The earthquake of August 14, 2021, on the Tiburon fault line just north of Les Cayes was more powerful than the 2010 earthquake which caused so much destruction and death in Port-au-Prince. The need to know distracted me. Cancer checkup? I don’t have time for cancer; I have to get back to Haiti. The best source of news was Life in Haiti with Marie on Youtube. I saw her video tour of Cayes and a segment on the collapse of Hertha’s sister’s house in Sou Wòch. I saw the misery of people trying to sleep outside under tarps as a near hurricane-force tropical storm blasted south Haiti. My scan for cancer was clear (thank you Yahweh Rapha!), and I returned to Haiti less than 10 days after the earthquake.

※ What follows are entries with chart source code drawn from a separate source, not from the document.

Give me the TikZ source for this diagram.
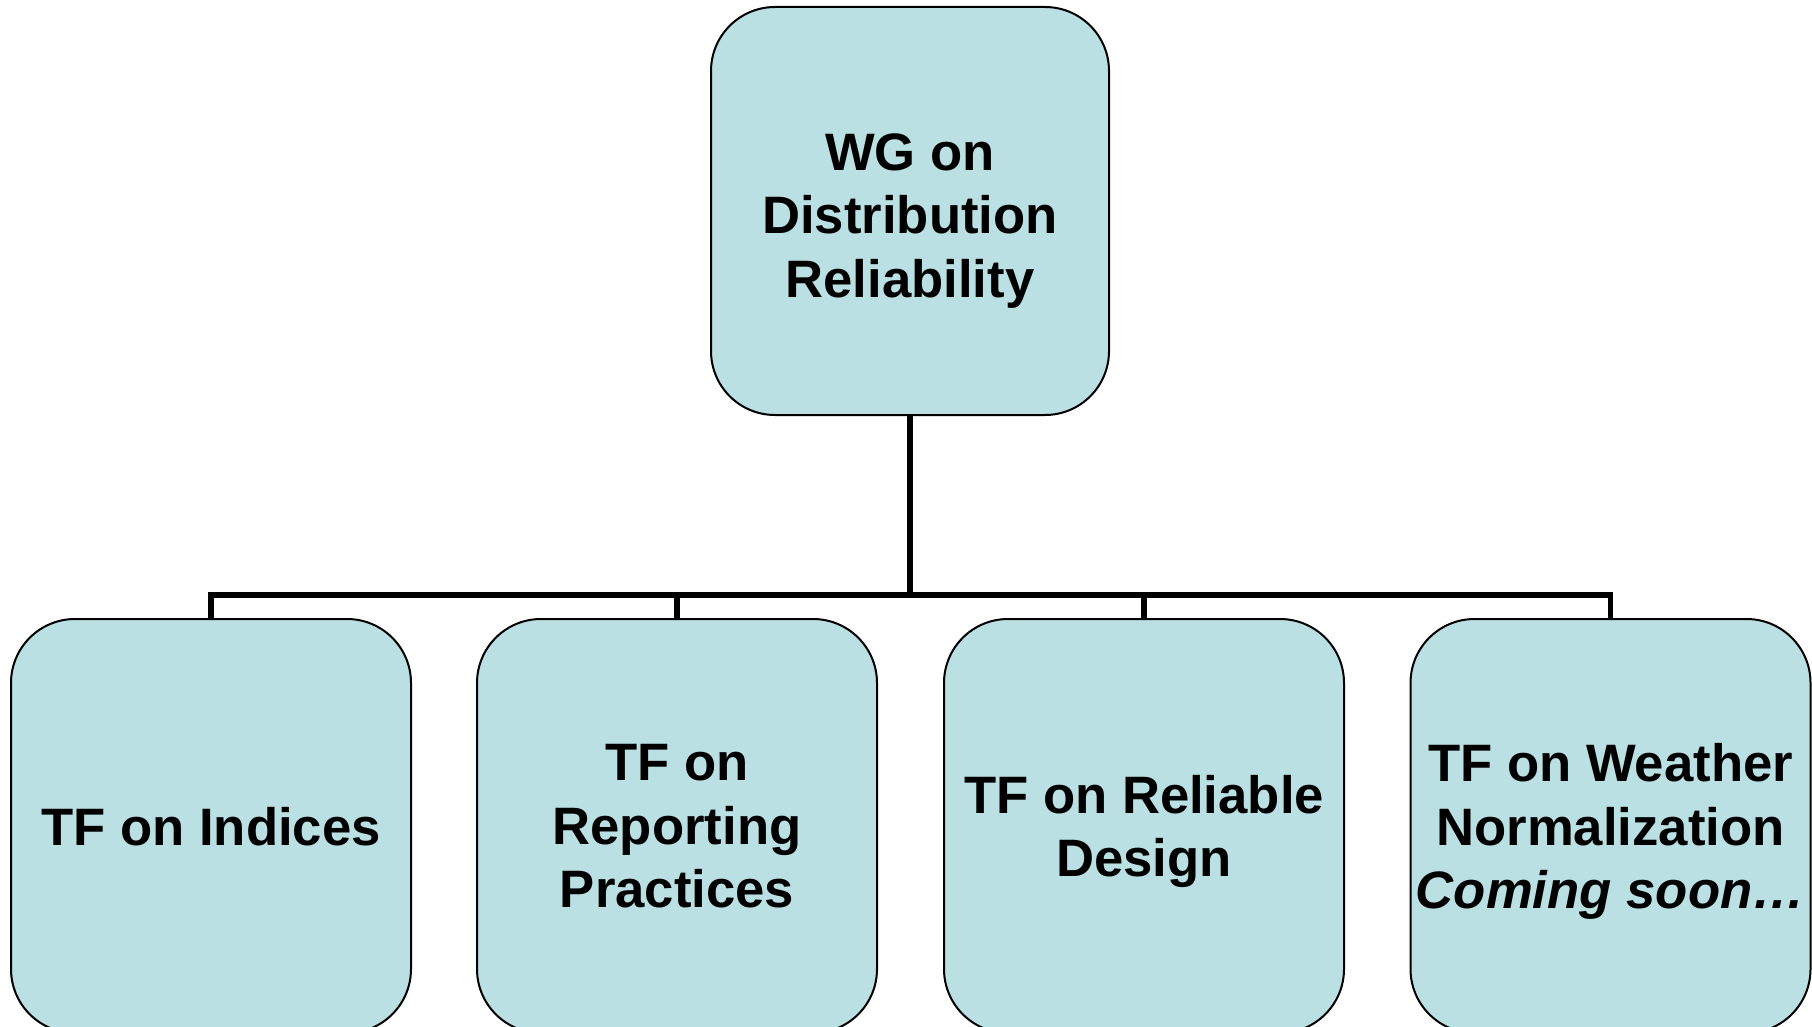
\documentclass[tikz,border=0pt]{standalone}
\usepackage{fontspec}
\setmainfont{Liberation Sans}
\usetikzlibrary{positioning}

\definecolor{boxfill}{RGB}{186,224,227}

\tikzset{every picture/.style={line width=0.75pt}}
\tikzset{
  orgbox/.style={draw=black, line width=1.5pt, fill=boxfill, rounded corners=48pt,
    minimum width=300pt, align=center, text depth=0pt,
    font=\fontsize{39.5pt}{47.6pt}\selectfont\bfseries},
  link/.style={draw=black, line width=4.2pt, line join=miter}
}

\begin{document}
\begin{tikzpicture}[x=0.75pt,y=0.75pt,yscale=-1,xscale=1]
\useasboundingbox (0,0) rectangle (1812,1027);

%Shape: Top box [id:wg]
\node [orgbox, minimum width=298.5pt, minimum height=306pt] (wg) at (910,211) {\rule{0pt}{34pt}WG on\\Distribution\\Reliability};

%Shape: Task force boxes
\node [orgbox, minimum height=310.5pt] (tfind) at (211,826) {TF on Indices};
\node [orgbox, minimum height=310.5pt] (tfrep) at (677,826) {TF on\\Reporting\\Practices};
\node [orgbox, minimum height=310.5pt] (tfdes) at (1144,826) {TF on Reliable\\Design};
\node [orgbox, minimum height=310.5pt] (tfwea) at (1610.5,826) {TF on Weather\\Normalization\\\itshape Coming soon\ldots};

%Straight Lines: bus
\coordinate (bus) at (910,595);
\foreach \tf in {tfind,tfrep,tfdes,tfwea}
  \draw [link] (wg.south) |- (bus) -| (\tf.north);

\end{tikzpicture}
\end{document}
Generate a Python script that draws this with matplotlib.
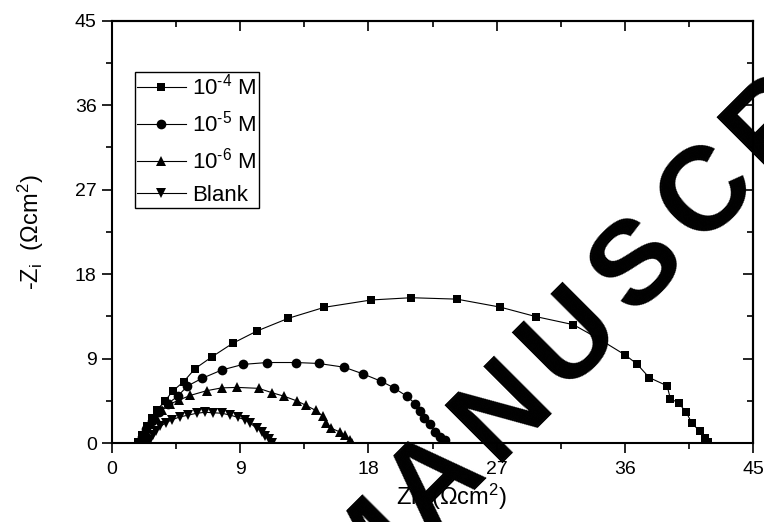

Although the Port-au-Prince earthquake garnered help, tons of supplies, and billions of dollars pledged from nearly the whole world, the trembler in south Haiti received much less of everything. I returned with money from my church, Good Shepherd Community Church in Boring, Oregon, and money from generous friends to a place of huge need. Haiti’s infrastructure, which is fragile on good days, was in shambles after the earthquake. Electricity, water, telephone, banking services, wire transfers for money–all sporadic at best,if at all. I had some cash, but… how to most effectively use it? Some needs were just obvious–food, water, and shelter–and I could have easily and quickly spent all the money available to me to help in that way. One hundred tarps would have cost six thousand dollars. Tarps were needed, but I had to think about the role of Haitian Mason Project. We are not a relief organization or set up to be one like Samaritan’s Purse and others. I felt less stress after acknowledging this fact and was confident that the money we did spend on immediate needs was money well spent.